→ Stated exercise:
Transcribe all of the material below word for word and leave out its pictures.

::: Supplied information

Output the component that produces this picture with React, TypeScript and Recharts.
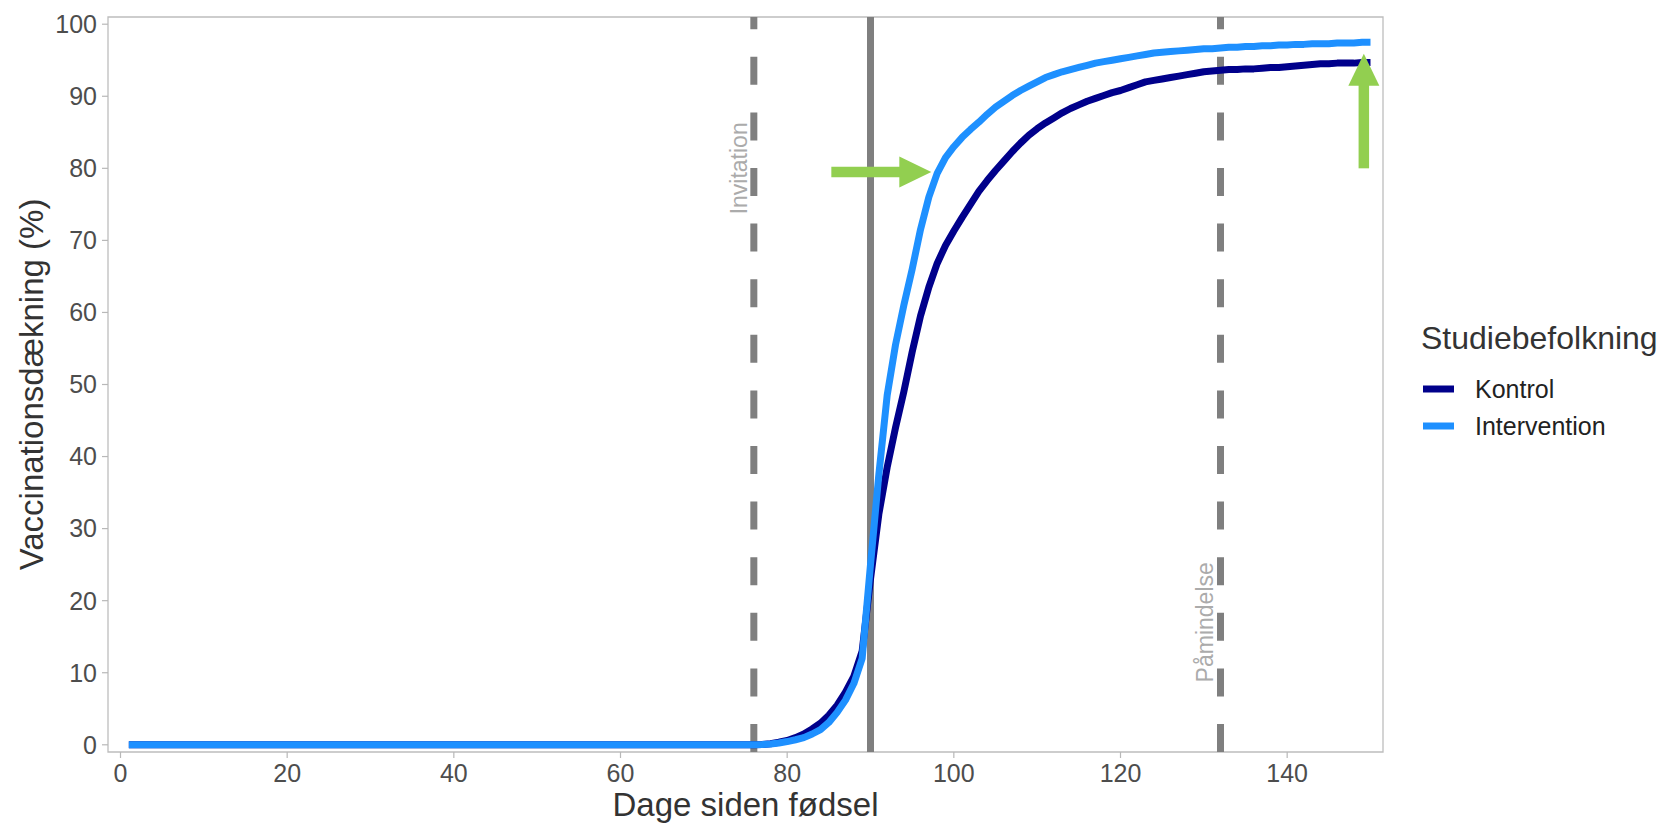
import {
  LineChart, Line, XAxis, YAxis, ReferenceLine, ReferenceArea, ReferenceDot, Legend, Label,
} from 'recharts'

const FONT = "'Liberation Sans', Arial, Helvetica, sans-serif"
const GREEN = '#92CF50'
const NAVY = '#00008B'
const BLUE = '#1E90FF'
const GREY = '#7f7f7f'

// dage siden fødsel (flad 0 fra dag 1 til 76)
const days = [
  1, 76, 77, 78, 79, 80, 81, 82, 83, 84, 85, 86, 87, 88, 89, 90, 91, 92, 93, 94,
  95, 96, 97, 98, 99, 100, 101, 102, 103, 104, 105, 106, 107, 108, 109, 110, 111, 112, 113, 114,
  115, 116, 117, 118, 119, 120, 121, 122, 123, 124, 125, 126, 127, 128, 129, 130, 131, 132, 133, 134,
  135, 136, 137, 138, 139, 140, 141, 142, 143, 144, 145, 146, 147, 148, 149, 150,
]

const kontrol = [
  0, 0, 0.05, 0.15, 0.35, 0.6, 1.0, 1.5, 2.2, 3.0, 4.1, 5.5, 7.3, 9.5, 13, 23, 32, 38.5, 44, 49,
  54.5, 59.5, 63.5, 66.8, 69.3, 71.3, 73.2, 75, 76.8, 78.3, 79.7, 81, 82.3, 83.5, 84.6, 85.5, 86.3, 87, 87.7, 88.3,
  88.8, 89.3, 89.7, 90.1, 90.5, 90.8, 91.2, 91.6, 92, 92.2, 92.4, 92.6, 92.8, 93.0, 93.2, 93.4, 93.5, 93.6, 93.7, 93.7,
  93.8, 93.8, 93.9, 94.0, 94.0, 94.1, 94.2, 94.3, 94.4, 94.5, 94.5, 94.6, 94.6, 94.6, 94.7, 94.7,
]

const intervention = [
  0, 0, 0.03, 0.1, 0.25, 0.45, 0.7, 1.0, 1.5, 2.1, 3.1, 4.5, 6.2, 8.5, 12, 25, 37.5, 48.5, 55.5, 61,
  66, 71.5, 76, 79.3, 81.5, 83, 84.3, 85.4, 86.4, 87.5, 88.5, 89.3, 90.1, 90.8, 91.4, 92, 92.6, 93, 93.4, 93.7,
  94, 94.3, 94.6, 94.8, 95, 95.2, 95.4, 95.6, 95.8, 96, 96.1, 96.2, 96.3, 96.4, 96.5, 96.6, 96.6, 96.7, 96.8, 96.8,
  96.9, 96.9, 97.0, 97.0, 97.1, 97.1, 97.2, 97.2, 97.3, 97.3, 97.3, 97.4, 97.4, 97.4, 97.5, 97.5,
]

const xTicks = [0, 20, 40, 60, 80, 100, 120, 140]
const yTicks = [0, 10, 20, 30, 40, 50, 60, 70, 80, 90, 100]

const dashedDays = [76, 132]
const solidDay = 90

const annotations = [
  { x: 76, y: 80, text: 'Invitation' },
  { x: 132, y: 17, text: 'Påmindelse' },
]

const arrows = [
  { from: { x: 85.3, y: 79.5 }, to: { x: 97.3, y: 79.5 } },
  { from: { x: 149.2, y: 80 }, to: { x: 149.2, y: 95.9 } },
]

const series = [
  { key: 'kontrol', name: 'Kontrol', color: NAVY },
  { key: 'intervention', name: 'Intervention', color: BLUE },
]

const data = days.map((d, i) => ({ day: d, kontrol: kontrol[i], intervention: intervention[i] }))

const ArrowShape = (props: any) => {
  const { x1, y1, x2, y2 } = props
  const dx = x2 - x1
  const dy = y2 - y1
  const len = Math.hypot(dx, dy) || 1
  const ux = dx / len
  const uy = dy / len
  const headLen = 32
  const half = 15.5
  const bx = x2 - ux * headLen
  const by = y2 - uy * headLen
  const px = -uy
  const py = ux
  return (
    <g>
      <line x1={x1} y1={y1} x2={bx + ux} y2={by + uy} stroke={GREEN} strokeWidth={10.5} />
      <polygon
        points={`${x2},${y2} ${bx + px * half},${by + py * half} ${bx - px * half},${by - py * half}`}
        fill={GREEN}
      />
    </g>
  )
}

const renderLegend = () => (
  <svg width={249} height={130} style={{ overflow: 'visible', display: 'block' }}>
    <text x={6} y={31} fontSize={32} fill="#333" fontFamily={FONT}>Studiebefolkning</text>
    {series.map((s, i) => (
      <g key={s.key}>
        <line x1={8} x2={39} y1={71 + i * 37} y2={71 + i * 37} stroke={s.color} strokeWidth={7} />
        <text x={60} y={80 + i * 37} fontSize={25} fill="#222" fontFamily={FONT}>{s.name}</text>
      </g>
    ))}
  </svg>
)

const YTitle = (props: any) => {
  const { viewBox } = props
  const cy = viewBox.y + viewBox.height / 2
  const x = 43
  return (
    <text x={x} y={cy} transform={`rotate(-90 ${x} ${cy})`} textAnchor="middle"
      fontSize={33} fill="#333" fontFamily={FONT}>
      Vaccinationsdækning (%)
    </text>
  )
}

const XTitle = (props: any) => {
  const { viewBox } = props
  const cx = viewBox.x + viewBox.width / 2
  return (
    <text x={cx} y={816} textAnchor="middle" fontSize={33} fill="#333" fontFamily={FONT}>
      Dage siden fødsel
    </text>
  )
}

export default function App() {
  const tickStyle = { fontSize: 25, fill: '#4d4d4d', fontFamily: FONT }
  return (
    <div style={{ position: 'absolute', left: 0, top: 0, width: 1664, height: 824, background: '#fff' }}>
      <LineChart width={1664} height={824} data={data}
        margin={{ top: 17, right: 281, bottom: 0, left: 0 }}>
        <XAxis dataKey="day" type="number" domain={[-1.5, 151.5]} ticks={xTicks}
          height={72} axisLine={false} tickSize={6} tickMargin={6}
          tickLine={{ stroke: '#b8b8b8', strokeWidth: 1.2 }} tick={tickStyle} allowDataOverflow>
          <Label content={<XTitle />} />
        </XAxis>
        <YAxis type="number" domain={[-1, 101]} ticks={yTicks} width={108}
          axisLine={false} tickSize={6} tickMargin={5}
          tickLine={{ stroke: '#b8b8b8', strokeWidth: 1.2 }} tick={tickStyle} allowDataOverflow>
          <Label content={<YTitle />} />
        </YAxis>
        <ReferenceArea x1={-1.5} x2={151.5} y1={-1} y2={101} fill="none" stroke="#bdbdbd" strokeWidth={1.3} ifOverflow="visible" />
        {dashedDays.map((d) => (
          <ReferenceLine key={d} x={d} stroke={GREY} strokeWidth={7} strokeDasharray="28 27.6" />
        ))}
        <ReferenceLine x={solidDay} stroke={GREY} strokeWidth={7} />
        {series.map((s) => (
          <Line key={s.key} dataKey={s.key} name={s.name} type="linear" stroke={s.color}
            strokeWidth={7} dot={false} activeDot={false} isAnimationActive={false}
            strokeLinejoin="round" />
        ))}
        {arrows.map((a, i) => (
          <ReferenceLine key={'arrow' + i} segment={[a.from, a.to]} shape={ArrowShape} ifOverflow="visible" />
        ))}
        {annotations.map((a) => (
          <ReferenceDot key={a.text} x={a.x} y={a.y} r={0} ifOverflow="visible"
            shape={(p: any) => (
              <text x={p.cx - 7} y={p.cy} transform={`rotate(-90 ${p.cx - 7} ${p.cy})`}
                textAnchor="middle" fontSize={23} fill="#ababab" fontFamily={FONT}>
                {a.text}
              </text>
            )} />
        ))}
        <Legend layout="vertical" align="center" verticalAlign="middle"
          wrapperStyle={{ left: 1415, top: 318, width: 249, height: 130 }}
          content={renderLegend} />
      </LineChart>
    </div>
  )
}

::::::

→ Problem solution:
Output the component that produces this picture with React, TypeScript and Recharts.
import {
  LineChart, Line, XAxis, YAxis, ReferenceLine, ReferenceArea, ReferenceDot, Legend, Label,
} from 'recharts'

const FONT = "'Liberation Sans', Arial, Helvetica, sans-serif"
const GREEN = '#92CF50'
const NAVY = '#00008B'
const BLUE = '#1E90FF'
const GREY = '#7f7f7f'

// dage siden fødsel (flad 0 fra dag 1 til 76)
const days = [
  1, 76, 77, 78, 79, 80, 81, 82, 83, 84, 85, 86, 87, 88, 89, 90, 91, 92, 93, 94,
  95, 96, 97, 98, 99, 100, 101, 102, 103, 104, 105, 106, 107, 108, 109, 110, 111, 112, 113, 114,
  115, 116, 117, 118, 119, 120, 121, 122, 123, 124, 125, 126, 127, 128, 129, 130, 131, 132, 133, 134,
  135, 136, 137, 138, 139, 140, 141, 142, 143, 144, 145, 146, 147, 148, 149, 150,
]

const kontrol = [
  0, 0, 0.05, 0.15, 0.35, 0.6, 1.0, 1.5, 2.2, 3.0, 4.1, 5.5, 7.3, 9.5, 13, 23, 32, 38.5, 44, 49,
  54.5, 59.5, 63.5, 66.8, 69.3, 71.3, 73.2, 75, 76.8, 78.3, 79.7, 81, 82.3, 83.5, 84.6, 85.5, 86.3, 87, 87.7, 88.3,
  88.8, 89.3, 89.7, 90.1, 90.5, 90.8, 91.2, 91.6, 92, 92.2, 92.4, 92.6, 92.8, 93.0, 93.2, 93.4, 93.5, 93.6, 93.7, 93.7,
  93.8, 93.8, 93.9, 94.0, 94.0, 94.1, 94.2, 94.3, 94.4, 94.5, 94.5, 94.6, 94.6, 94.6, 94.7, 94.7,
]

const intervention = [
  0, 0, 0.03, 0.1, 0.25, 0.45, 0.7, 1.0, 1.5, 2.1, 3.1, 4.5, 6.2, 8.5, 12, 25, 37.5, 48.5, 55.5, 61,
  66, 71.5, 76, 79.3, 81.5, 83, 84.3, 85.4, 86.4, 87.5, 88.5, 89.3, 90.1, 90.8, 91.4, 92, 92.6, 93, 93.4, 93.7,
  94, 94.3, 94.6, 94.8, 95, 95.2, 95.4, 95.6, 95.8, 96, 96.1, 96.2, 96.3, 96.4, 96.5, 96.6, 96.6, 96.7, 96.8, 96.8,
  96.9, 96.9, 97.0, 97.0, 97.1, 97.1, 97.2, 97.2, 97.3, 97.3, 97.3, 97.4, 97.4, 97.4, 97.5, 97.5,
]

const xTicks = [0, 20, 40, 60, 80, 100, 120, 140]
const yTicks = [0, 10, 20, 30, 40, 50, 60, 70, 80, 90, 100]

const dashedDays = [76, 132]
const solidDay = 90

const annotations = [
  { x: 76, y: 80, text: 'Invitation' },
  { x: 132, y: 17, text: 'Påmindelse' },
]

const arrows = [
  { from: { x: 85.3, y: 79.5 }, to: { x: 97.3, y: 79.5 } },
  { from: { x: 149.2, y: 80 }, to: { x: 149.2, y: 95.9 } },
]

const series = [
  { key: 'kontrol', name: 'Kontrol', color: NAVY },
  { key: 'intervention', name: 'Intervention', color: BLUE },
]

const data = days.map((d, i) => ({ day: d, kontrol: kontrol[i], intervention: intervention[i] }))

const ArrowShape = (props: any) => {
  const { x1, y1, x2, y2 } = props
  const dx = x2 - x1
  const dy = y2 - y1
  const len = Math.hypot(dx, dy) || 1
  const ux = dx / len
  const uy = dy / len
  const headLen = 32
  const half = 15.5
  const bx = x2 - ux * headLen
  const by = y2 - uy * headLen
  const px = -uy
  const py = ux
  return (
    <g>
      <line x1={x1} y1={y1} x2={bx + ux} y2={by + uy} stroke={GREEN} strokeWidth={10.5} />
      <polygon
        points={`${x2},${y2} ${bx + px * half},${by + py * half} ${bx - px * half},${by - py * half}`}
        fill={GREEN}
      />
    </g>
  )
}

const renderLegend = () => (
  <svg width={249} height={130} style={{ overflow: 'visible', display: 'block' }}>
    <text x={6} y={31} fontSize={32} fill="#333" fontFamily={FONT}>Studiebefolkning</text>
    {series.map((s, i) => (
      <g key={s.key}>
        <line x1={8} x2={39} y1={71 + i * 37} y2={71 + i * 37} stroke={s.color} strokeWidth={7} />
        <text x={60} y={80 + i * 37} fontSize={25} fill="#222" fontFamily={FONT}>{s.name}</text>
      </g>
    ))}
  </svg>
)

const YTitle = (props: any) => {
  const { viewBox } = props
  const cy = viewBox.y + viewBox.height / 2
  const x = 43
  return (
    <text x={x} y={cy} transform={`rotate(-90 ${x} ${cy})`} textAnchor="middle"
      fontSize={33} fill="#333" fontFamily={FONT}>
      Vaccinationsdækning (%)
    </text>
  )
}

const XTitle = (props: any) => {
  const { viewBox } = props
  const cx = viewBox.x + viewBox.width / 2
  return (
    <text x={cx} y={816} textAnchor="middle" fontSize={33} fill="#333" fontFamily={FONT}>
      Dage siden fødsel
    </text>
  )
}

export default function App() {
  const tickStyle = { fontSize: 25, fill: '#4d4d4d', fontFamily: FONT }
  return (
    <div style={{ position: 'absolute', left: 0, top: 0, width: 1664, height: 824, background: '#fff' }}>
      <LineChart width={1664} height={824} data={data}
        margin={{ top: 17, right: 281, bottom: 0, left: 0 }}>
        <XAxis dataKey="day" type="number" domain={[-1.5, 151.5]} ticks={xTicks}
          height={72} axisLine={false} tickSize={6} tickMargin={6}
          tickLine={{ stroke: '#b8b8b8', strokeWidth: 1.2 }} tick={tickStyle} allowDataOverflow>
          <Label content={<XTitle />} />
        </XAxis>
        <YAxis type="number" domain={[-1, 101]} ticks={yTicks} width={108}
          axisLine={false} tickSize={6} tickMargin={5}
          tickLine={{ stroke: '#b8b8b8', strokeWidth: 1.2 }} tick={tickStyle} allowDataOverflow>
          <Label content={<YTitle />} />
        </YAxis>
        <ReferenceArea x1={-1.5} x2={151.5} y1={-1} y2={101} fill="none" stroke="#bdbdbd" strokeWidth={1.3} ifOverflow="visible" />
        {dashedDays.map((d) => (
          <ReferenceLine key={d} x={d} stroke={GREY} strokeWidth={7} strokeDasharray="28 27.6" />
        ))}
        <ReferenceLine x={solidDay} stroke={GREY} strokeWidth={7} />
        {series.map((s) => (
          <Line key={s.key} dataKey={s.key} name={s.name} type="linear" stroke={s.color}
            strokeWidth={7} dot={false} activeDot={false} isAnimationActive={false}
            strokeLinejoin="round" />
        ))}
        {arrows.map((a, i) => (
          <ReferenceLine key={'arrow' + i} segment={[a.from, a.to]} shape={ArrowShape} ifOverflow="visible" />
        ))}
        {annotations.map((a) => (
          <ReferenceDot key={a.text} x={a.x} y={a.y} r={0} ifOverflow="visible"
            shape={(p: any) => (
              <text x={p.cx - 7} y={p.cy} transform={`rotate(-90 ${p.cx - 7} ${p.cy})`}
                textAnchor="middle" fontSize={23} fill="#ababab" fontFamily={FONT}>
                {a.text}
              </text>
            )} />
        ))}
        <Legend layout="vertical" align="center" verticalAlign="middle"
          wrapperStyle={{ left: 1415, top: 318, width: 249, height: 130 }}
          content={renderLegend} />
      </LineChart>
    </div>
  )
}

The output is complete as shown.